Last Monday at the Juneau Chess Club there were just two of us, Tom and me. Tom is a guy I played a few tournament games against 15-18 years ago, and though I won them all he was a pretty tough opponent, rated in the 1400-1500 range.
On this night we played off-hand games, as he didn't want to use a clock, and I decided after the first game to record them in case any interesting positions arose. Tom wasn't having a good night, and I won most of the games in short order. The following was no exception, but something about this short game appealed to me, so here it is.
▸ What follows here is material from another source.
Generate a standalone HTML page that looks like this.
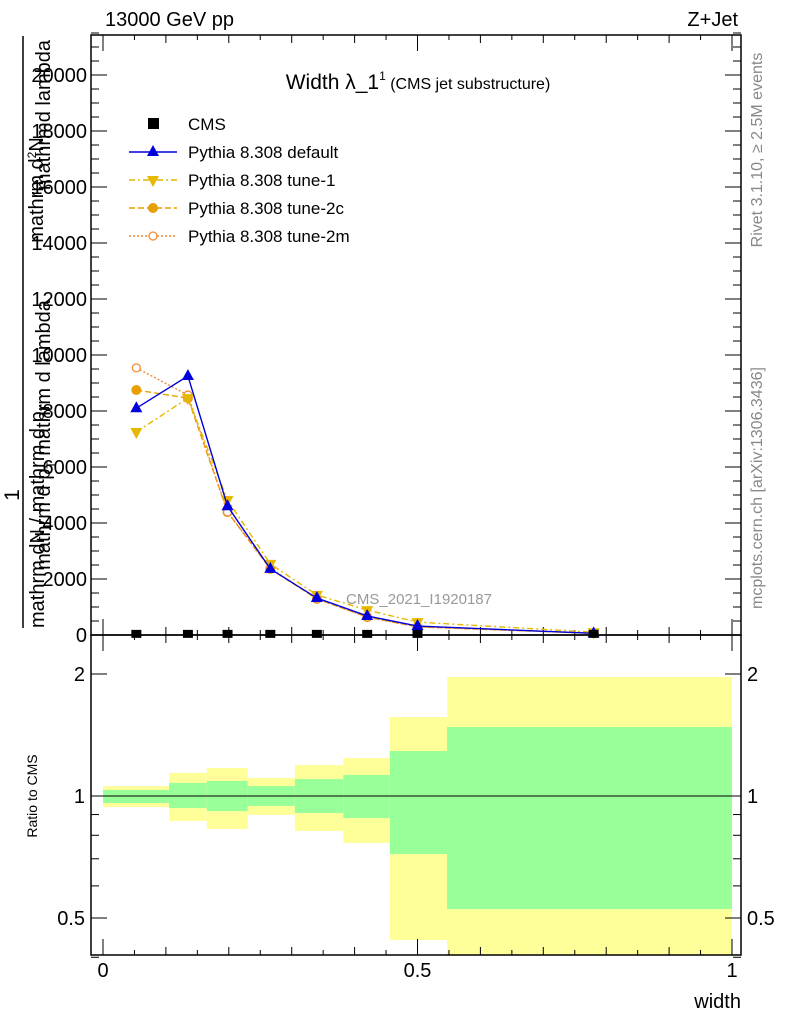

I am White:
1. g3 e5 2. d3 d6 3. Bg7 c6 4. e4 (this position has actually been reached by masters; Black played 4. ... f5) Na3 5. Ne2 f5
6. 0-0 g5? (Black should know better) 7. Nec3 (moving the same piece twice in the opening!) Bh6 8. Qh5+ Kf8 9. exf5 Bxf5 10. Ne4 Bxe4 11. Bxe4 d5 12. f4!
Qd6 13. fxe5+ 1-0
Obviously Black made some blunders, but for me there was a certain charm to this brief game. I've rarely played without a clock in the last 25 years, and this little game refreshed my appreciation of the "off-hand" game that was the staple of Philidor, LaBourdonnais and Morphy.